What is your plan?

Do you have your marketing all planned out? If not, know that it is important to do so. Small businesses tend to do marketing in a haphazard way. Something sounds good, they think about it for a bit, and then do it. This can sometimes result in positive outcomes, but sometimes not.

It is best to develop a marketing plan that lays out everything you are going to do for a set period of time. Let’s say a year for illustrative purposes. Create a plan that discusses in detail what activities you’re going to do and when, and most importantly, why you are doing them. These activities should be created and carried out with a goal in mind.

Make sure that you are specific. Are you going to do a coupon campaign? If so, lay out all the details. Who are you sending it to, how many, how long will the campaign last, what will it cost, what do you hope to get out of it, and how are you going to measure it?

Thinking through all these details ahead of time will make the marketing process go so much more smoothly. And it will help you improve the effectiveness of your marketing over time.

What are your Goals?

Does your organization have specific marketing goals? And are those goals evaluated regularly?

If your answer to either of those is ‘no,’ then you should consider revamping your marketing activities. By having specific goals, you create specific targets to work towards. This allows you to focus and have direction. Alternatively, if you don’t have goals, your marketing efforts are likely not going to be as effective as they could be.

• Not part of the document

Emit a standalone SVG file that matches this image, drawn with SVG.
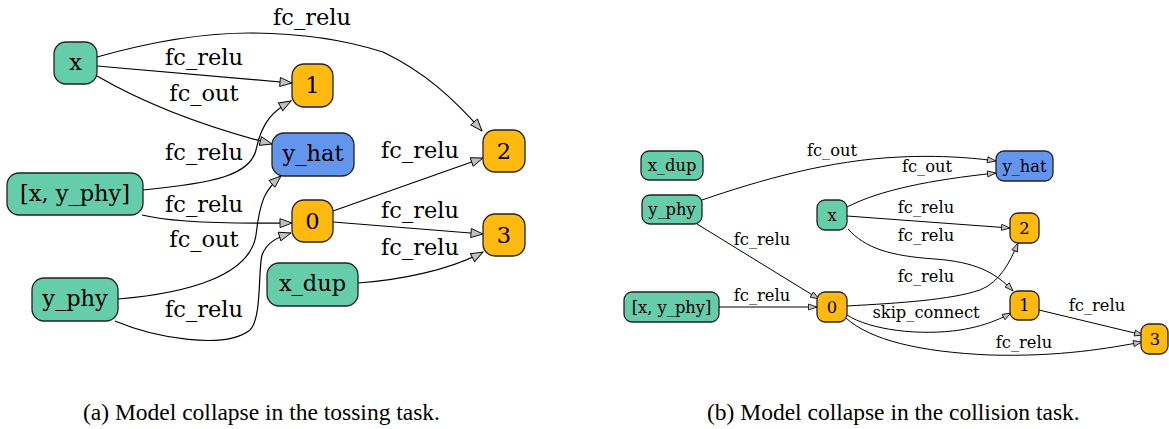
<svg xmlns="http://www.w3.org/2000/svg" width="1169" height="429" viewBox="0 0 1169 429">
<style>
.g{fill:#66cdaa}.o{fill:#ffb90f}.b{fill:#6495ed}
.n rect{stroke:#222;stroke-width:1.3}
.ta{font-family:"DejaVu Serif",serif;font-size:22.5px;text-anchor:middle;fill:#000}
.tb{font-family:"DejaVu Serif",serif;font-size:16.3px;text-anchor:middle;fill:#000}
.ea{fill:none;stroke:#000;stroke-width:1.2;marker-end:url(#ma)}
.eb{fill:none;stroke:#000;stroke-width:1;marker-end:url(#mb)}
.cap{font-family:"Liberation Serif",serif;font-size:23.5px;fill:#000}
</style>
<defs>
<marker id="ma" markerUnits="userSpaceOnUse" markerWidth="14" markerHeight="11" refX="12" refY="4.5" orient="auto" overflow="visible"><path d="M0,0 L12,4.5 L0,9 Z" fill="#c0c0c0" stroke="#000" stroke-width="0.9"/></marker>
<marker id="mb" markerUnits="userSpaceOnUse" markerWidth="10" markerHeight="8" refX="8.5" refY="3" orient="auto" overflow="visible"><path d="M0,0 L8.5,3 L0,6 Z" fill="#c0c0c0" stroke="#000" stroke-width="0.8"/></marker>
</defs>

<g id="connectors-a">
<path class="ea" d="M97,57 C150,42 200,33 250,33 C300,33 345,40 383,52 C425,72 455,100 482,131"/>
<path class="ea" d="M97,66 L292,83"/>
<path class="ea" d="M97,76 C135,98 190,123 272,144"/>
<path class="ea" d="M143,190 C215,183 250,175 256,150 C262,120 275,110 291,101"/>
<path class="ea" d="M142,215 C170,222 220,224 292,223"/>
<path class="ea" d="M118,299 C190,293 250,275 256,235 C260,200 265,190 281,176"/>
<path class="ea" d="M115,321 C155,338 225,350 250,330 C262,318 258,270 262,255 C267,242 278,237 291,233"/>
<path class="ea" d="M333,211 L483,158"/>
<path class="ea" d="M333,222 L483,234"/>
<path class="ea" d="M358,283 C400,280 450,270 483,252"/>
</g>
<g id="labels-a" class="ta">
<text x="312" y="25">fc_relu</text>
<text x="204" y="65">fc_relu</text>
<text x="204" y="101">fc_out</text>
<text x="204" y="160">fc_relu</text>
<text x="204" y="212">fc_relu</text>
<text x="204" y="247">fc_out</text>
<text x="204" y="317">fc_relu</text>
<text x="420" y="158">fc_relu</text>
<text x="420" y="218">fc_relu</text>
<text x="420" y="255">fc_relu</text>
</g>

<g id="a-x" class="n"><rect class="g" x="54" y="42" width="43" height="42" rx="12"/><text class="ta" x="75.5" y="70">x</text></g>
<g id="a-1" class="n"><rect class="o" x="292" y="64" width="41" height="43" rx="12"/><text class="ta" x="312.5" y="93">1</text></g>
<g id="a-yhat" class="n"><rect class="b" x="272" y="133" width="82" height="43" rx="12"/><text class="ta" x="313" y="161">y_hat</text></g>
<g id="a-2" class="n"><rect class="o" x="483" y="130" width="42" height="42" rx="12"/><text class="ta" x="504" y="159">2</text></g>
<g id="a-xyphy" class="n"><rect class="g" x="7" y="173" width="136" height="42" rx="12"/><text class="ta" x="75" y="201">[x, y_phy]</text></g>
<g id="a-yphy" class="n"><rect class="g" x="32" y="278" width="86" height="43" rx="12"/><text class="ta" x="75" y="306">y_phy</text></g>
<g id="a-0" class="n"><rect class="o" x="292" y="200" width="41" height="42" rx="12"/><text class="ta" x="312.5" y="229">0</text></g>
<g id="a-3" class="n"><rect class="o" x="483" y="214" width="42" height="42" rx="12"/><text class="ta" x="504" y="243">3</text></g>
<g id="a-xdup" class="n"><rect class="g" x="267" y="263" width="91" height="43" rx="12"/><text class="ta" x="312.5" y="291">x_dup</text></g>

<g id="connectors-b">
<path class="eb" d="M702,200 C760,180 830,160 900,157 C940,155 975,158 996,161"/>
<path class="eb" d="M847,207 C880,190 930,180 996,173"/>
<path class="eb" d="M847,216 L1010,228"/>
<path class="eb" d="M848,229 C865,248 890,256 935,259 C975,262 995,272 1013,291"/>
<path class="eb" d="M697,224 L819,299"/>
<path class="eb" d="M719,307 L817,307"/>
<path class="eb" d="M847,306 C900,303 950,300 980,290 C1000,282 1010,262 1018,243"/>
<path class="eb" d="M847,315 C870,330 920,336 960,330 C985,326 1000,319 1011,313"/>
<path class="eb" d="M846,318 C870,340 920,352 990,355 C1060,357 1110,348 1142,342"/>
<path class="eb" d="M1039,310 L1143,335"/>
</g>
<g id="labels-b" class="tb">
<text x="832" y="156">fc_out</text>
<text x="927" y="172">fc_out</text>
<text x="926" y="213">fc_relu</text>
<text x="926" y="241">fc_relu</text>
<text x="762" y="245">fc_relu</text>
<text x="762" y="301">fc_relu</text>
<text x="926" y="282">fc_relu</text>
<text x="926" y="318">skip_connect</text>
<text x="1024" y="348">fc_relu</text>
<text x="1097" y="311">fc_relu</text>
</g>

<g id="b-xdup" class="n"><rect class="g" x="641" y="151" width="62" height="29" rx="8"/><text class="tb" x="672" y="171">x_dup</text></g>
<g id="b-yphy" class="n"><rect class="g" x="642" y="195" width="60" height="29" rx="8"/><text class="tb" x="672" y="215">y_phy</text></g>
<g id="b-xyphy" class="n"><rect class="g" x="624" y="292" width="95" height="30" rx="8"/><text class="tb" x="671.5" y="312.5">[x, y_phy]</text></g>
<g id="b-x" class="n"><rect class="g" x="817" y="200" width="30" height="30" rx="8"/><text class="tb" x="832" y="220.5">x</text></g>
<g id="b-0" class="n"><rect class="o" x="817" y="292" width="30" height="30" rx="8"/><text class="tb" x="832" y="312.5">0</text></g>
<g id="b-yhat" class="n"><rect class="b" x="996" y="151" width="57" height="30" rx="8"/><text class="tb" x="1024.5" y="171.5">y_hat</text></g>
<g id="b-2" class="n"><rect class="o" x="1010" y="213" width="29" height="30" rx="8"/><text class="tb" x="1024.5" y="233.5">2</text></g>
<g id="b-1" class="n"><rect class="o" x="1010" y="291" width="29" height="29" rx="8"/><text class="tb" x="1024.5" y="311">1</text></g>
<g id="b-3" class="n"><rect class="o" x="1141" y="324" width="27" height="30" rx="8"/><text class="tb" x="1155" y="344.5">3</text></g>

<text class="cap" x="83" y="420">(a) Model collapse in the tossing task.</text>
<text class="cap" x="707" y="420">(b) Model collapse in the collision task.</text>
</svg>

Your goals should be clearly written, easy to evaluate, and measured regularly. For example, “increase month over month sales by 5% in each of the next six months.” This is a clear goal, it is easy to evaluate, and can be done so monthly. If you miss a goal, you can then reconfigure what you’re doing to improve your chances of meeting the goal at the next measurement period.

If you don’t have goals, or you do but don’t measure them, how can you know how well you are doing as an organization?

An added benefit of creating goals is that it forces you to step away and take stock of where you are and where you want to be. This allows for some consideration of changes in what you do to improve the performance of the company.

Final note: the creation, evaluation, and updating of goals should be treated like any other marketing activity you do. It is probably as important as your promotional activities.